Given a function $\phi : [0,1[ \to {\mathbb R}$, there is a unique solution $f: [0,+\infty[ \to {\mathbb R}$ to the functional equation that coincides with $\phi$ on $[0,1[$.  Indeed, we will have
$$
\begin{array}{lcl}
f(x)&=&\phi(x-1)^2-x=\phi_1(x) \ \ (\text{for }\ x\in[1,2[) \\
f(x)&=&\phi_1(x-1)^2-x=\phi_2(x) \ \ (\text{for }\ x\in[2,3[) \\
\end{array}\tag{1}
$$
and so on.
Now, let $a \in [1.8,2]$ and let $\phi : [0,1] \to {\mathbb R}$ be a continuous, strictly increasing map satisfying the boundary conditions $\phi(0)=a, \phi(1)=a^2-1$ (so for example you could take $\phi$ affine, or trigonometric, etc).

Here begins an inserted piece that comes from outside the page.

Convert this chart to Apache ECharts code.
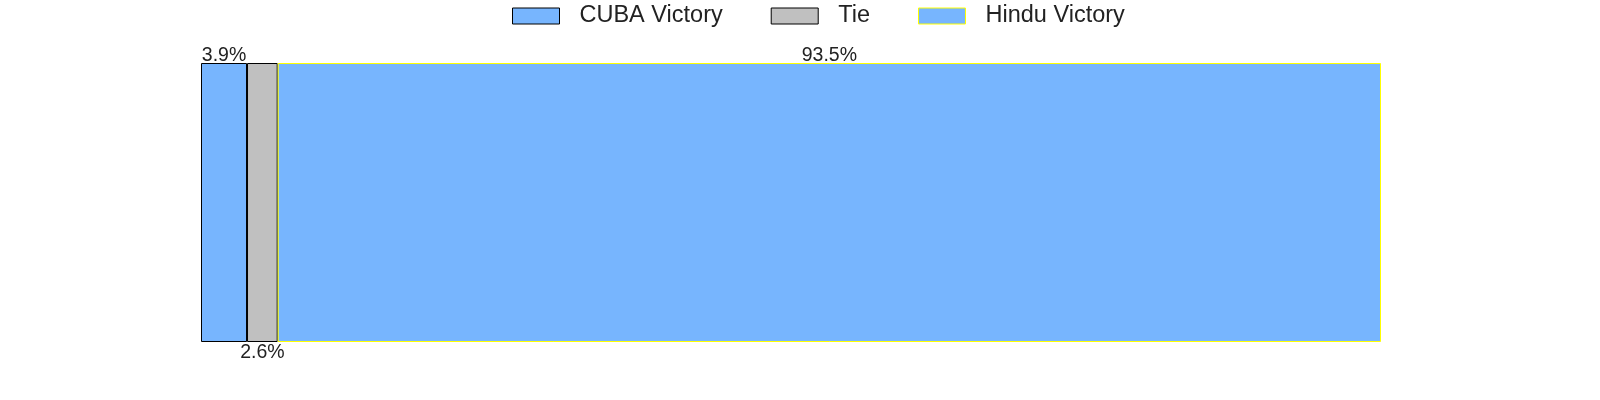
<!DOCTYPE html>
<html><head><meta charset="utf-8">
<script src="https://cdn.jsdelivr.net/npm/echarts@6/dist/echarts.min.js"></script>
<style>html,body{margin:0;padding:0;background:#fff}#c{width:1600px;height:400px}</style>
</head><body><div id="c"></div>
<script>
const categories = ['Result'];
const seriesNames = ['CUBA Victory', 'Tie', 'Hindu Victory'];
const cubaValues = [3.9];
const tieValues = [2.6];
const hinduValues = [93.5];

const chart = echarts.init(document.getElementById('c'));
const font = 'Liberation Sans, Arial, sans-serif';
function lbl(pos, dist) {
  return { show: true, position: pos, distance: dist, formatter: p => p.value.toFixed(1) + '%',
    fontFamily: font, fontSize: 19.5, color: '#222' };
}
chart.setOption({
  animation: false,
  legend: {
    left: 507, top: -1, itemWidth: 47, itemHeight: 16, itemGap: 48, icon: 'rect',
    itemStyle: { borderWidth: 1 },
    textStyle: { fontFamily: font, fontSize: 23.5, color: '#222', padding: [0, 0, 0, 15] },
    data: seriesNames
  },
  grid: { left: 201, right: 219, top: 63, bottom: 58 },
  xAxis: { type: 'value', min: 0, max: 100, show: false },
  yAxis: { type: 'category', data: categories, show: false },
  series: [
    { name: seriesNames[0], type: 'bar', stack: 's', barWidth: '100%', data: cubaValues,
      itemStyle: { color: '#77b5fe', borderColor: '#000', borderWidth: 1 }, label: lbl('top', -3) },
    { name: seriesNames[1], type: 'bar', stack: 's', barWidth: '100%', data: tieValues,
      itemStyle: { color: '#c0c0c0', borderColor: '#000', borderWidth: 1 }, label: lbl('bottom', 1) },
    { name: seriesNames[2], type: 'bar', stack: 's', barWidth: '100%', data: hinduValues,
      itemStyle: { color: '#77b5fe', borderColor: '#ffff00', borderWidth: 1 }, label: lbl('top', -3) }
  ]
});
</script></body></html>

Then the $f$ uniquely defined by (1) will also be continuous and strictly increasing (in particular, $f$ will be positive). 
So all we need to show is that $f \to +\infty$ at $+\infty$ ; since $f$ is strictly increasing, it suffices to show that $f(n) \to +\infty$ when $n$ is an integer.
We have 
$$
\begin{array}{lcl}
f(1)&=&f(0)^2-1 \geq 1.8^2-1=2.24 \\
f(2)&=&f(1)^2-2 \geq 2.24^2-2=3.0176 \geq 3 \\
f(3)&=&f(2)^2-3 \geq 3^2-2=6 \\
\end{array}\tag{1}
$$
We can then use mathematical induction : let us show that $f(k) \geq k$, for every $k\geq 3$.
The $k=3$ case has just been checked. Suppose that the hypothesis is true for some $k\geq 3$.
  We have 
$$f(k+1)=f(k)^2-(k+1) \geq k^2-(k+1)=k-2+(k-1)^2 \geq k-2+4=k+2 \geq k+1 $$
So the hypothesis holds on the next level. This shows that $\lim_{+\infty}(f)=+\infty$ as wished.